▸ TASK OBJECTIVE
Working from the top of the listing below, retype each line through the line containing "const yTicks = [0, 1000, 2000, 3000]", both included, with no pictures.

▸ MATERIAL PROVIDED
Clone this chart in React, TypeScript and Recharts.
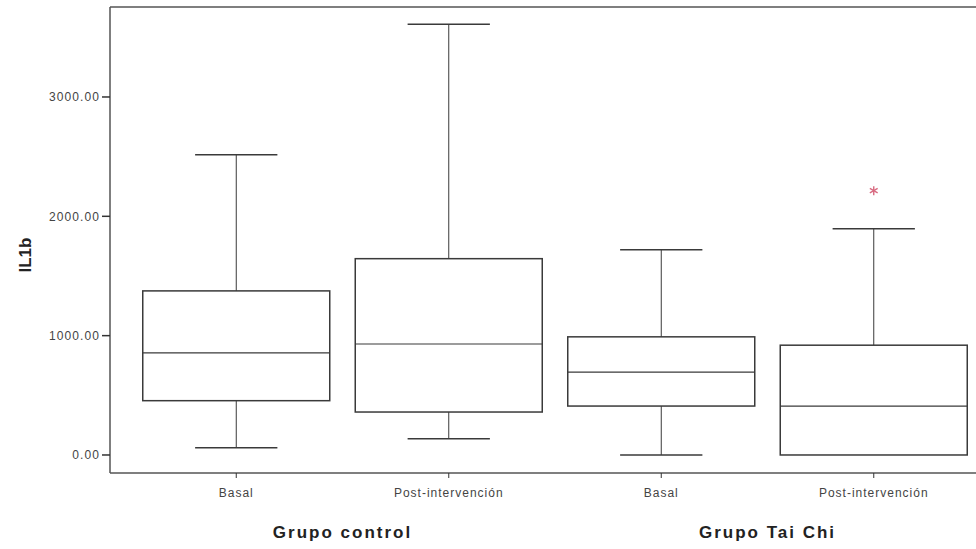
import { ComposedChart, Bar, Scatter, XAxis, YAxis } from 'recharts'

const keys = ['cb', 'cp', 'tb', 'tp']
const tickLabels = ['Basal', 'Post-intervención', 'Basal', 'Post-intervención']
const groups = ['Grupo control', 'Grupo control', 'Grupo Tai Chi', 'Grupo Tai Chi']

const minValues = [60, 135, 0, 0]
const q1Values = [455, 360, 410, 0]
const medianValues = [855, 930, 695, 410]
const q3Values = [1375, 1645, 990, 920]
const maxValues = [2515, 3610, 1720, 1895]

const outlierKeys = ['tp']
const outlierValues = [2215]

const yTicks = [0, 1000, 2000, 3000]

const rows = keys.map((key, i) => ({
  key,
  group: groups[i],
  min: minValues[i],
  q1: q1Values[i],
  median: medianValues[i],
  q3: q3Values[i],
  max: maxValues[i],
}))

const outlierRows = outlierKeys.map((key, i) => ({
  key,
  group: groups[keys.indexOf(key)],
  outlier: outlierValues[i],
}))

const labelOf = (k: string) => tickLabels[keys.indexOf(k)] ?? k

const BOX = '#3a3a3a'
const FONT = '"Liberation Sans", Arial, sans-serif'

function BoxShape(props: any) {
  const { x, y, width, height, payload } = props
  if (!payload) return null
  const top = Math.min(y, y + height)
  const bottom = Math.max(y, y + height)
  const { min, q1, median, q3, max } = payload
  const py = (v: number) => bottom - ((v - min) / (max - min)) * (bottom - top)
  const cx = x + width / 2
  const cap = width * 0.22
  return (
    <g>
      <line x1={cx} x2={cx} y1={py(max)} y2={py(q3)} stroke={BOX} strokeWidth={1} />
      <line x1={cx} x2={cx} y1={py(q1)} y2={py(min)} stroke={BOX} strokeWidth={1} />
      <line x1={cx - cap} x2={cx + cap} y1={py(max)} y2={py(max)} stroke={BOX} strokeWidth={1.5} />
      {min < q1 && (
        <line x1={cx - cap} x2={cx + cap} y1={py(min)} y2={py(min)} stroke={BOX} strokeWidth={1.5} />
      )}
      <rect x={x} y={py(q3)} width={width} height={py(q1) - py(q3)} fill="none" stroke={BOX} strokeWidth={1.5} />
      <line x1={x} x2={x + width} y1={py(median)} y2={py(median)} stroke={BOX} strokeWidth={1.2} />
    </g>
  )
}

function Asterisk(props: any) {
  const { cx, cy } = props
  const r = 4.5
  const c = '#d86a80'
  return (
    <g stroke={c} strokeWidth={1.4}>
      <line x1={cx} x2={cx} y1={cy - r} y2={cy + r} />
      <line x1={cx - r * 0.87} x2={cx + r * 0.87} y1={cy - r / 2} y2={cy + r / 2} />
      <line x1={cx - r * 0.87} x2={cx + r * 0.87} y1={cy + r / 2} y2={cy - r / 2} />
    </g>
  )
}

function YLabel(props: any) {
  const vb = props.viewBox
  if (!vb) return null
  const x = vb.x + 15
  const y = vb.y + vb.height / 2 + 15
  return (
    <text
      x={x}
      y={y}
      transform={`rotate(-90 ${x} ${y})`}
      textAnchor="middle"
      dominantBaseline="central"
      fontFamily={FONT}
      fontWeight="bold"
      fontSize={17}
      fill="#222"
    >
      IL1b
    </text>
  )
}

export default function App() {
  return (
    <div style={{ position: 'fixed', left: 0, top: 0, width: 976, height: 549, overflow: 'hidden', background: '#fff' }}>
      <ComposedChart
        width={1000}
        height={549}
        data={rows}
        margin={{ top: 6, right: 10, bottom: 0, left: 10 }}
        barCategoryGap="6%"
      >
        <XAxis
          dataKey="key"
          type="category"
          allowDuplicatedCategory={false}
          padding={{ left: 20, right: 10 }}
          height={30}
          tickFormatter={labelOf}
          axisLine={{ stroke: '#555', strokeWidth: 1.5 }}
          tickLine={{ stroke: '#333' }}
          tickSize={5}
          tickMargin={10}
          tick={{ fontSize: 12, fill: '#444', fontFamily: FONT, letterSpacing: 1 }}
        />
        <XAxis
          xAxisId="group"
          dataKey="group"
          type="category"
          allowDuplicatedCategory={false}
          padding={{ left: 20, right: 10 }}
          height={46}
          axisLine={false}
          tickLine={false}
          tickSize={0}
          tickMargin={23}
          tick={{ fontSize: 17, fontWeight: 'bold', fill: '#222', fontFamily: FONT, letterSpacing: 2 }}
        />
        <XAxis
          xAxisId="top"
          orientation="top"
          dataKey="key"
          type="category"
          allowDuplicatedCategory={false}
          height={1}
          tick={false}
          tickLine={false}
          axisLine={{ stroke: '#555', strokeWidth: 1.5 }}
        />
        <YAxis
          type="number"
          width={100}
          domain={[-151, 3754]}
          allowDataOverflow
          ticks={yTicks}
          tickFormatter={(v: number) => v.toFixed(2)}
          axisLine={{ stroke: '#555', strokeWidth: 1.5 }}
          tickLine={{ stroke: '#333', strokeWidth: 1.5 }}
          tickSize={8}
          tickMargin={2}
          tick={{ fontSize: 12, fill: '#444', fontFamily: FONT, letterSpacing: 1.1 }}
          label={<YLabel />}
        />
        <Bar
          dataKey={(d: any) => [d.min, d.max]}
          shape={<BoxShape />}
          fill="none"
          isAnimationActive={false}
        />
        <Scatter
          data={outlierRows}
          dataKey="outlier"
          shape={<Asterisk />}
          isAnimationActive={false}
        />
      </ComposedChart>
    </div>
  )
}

▸ IN RESPONSE
Clone this chart in React, TypeScript and Recharts.
import { ComposedChart, Bar, Scatter, XAxis, YAxis } from 'recharts'

const keys = ['cb', 'cp', 'tb', 'tp']
const tickLabels = ['Basal', 'Post-intervención', 'Basal', 'Post-intervención']
const groups = ['Grupo control', 'Grupo control', 'Grupo Tai Chi', 'Grupo Tai Chi']

const minValues = [60, 135, 0, 0]
const q1Values = [455, 360, 410, 0]
const medianValues = [855, 930, 695, 410]
const q3Values = [1375, 1645, 990, 920]
const maxValues = [2515, 3610, 1720, 1895]

const outlierKeys = ['tp']
const outlierValues = [2215]

const yTicks = [0, 1000, 2000, 3000]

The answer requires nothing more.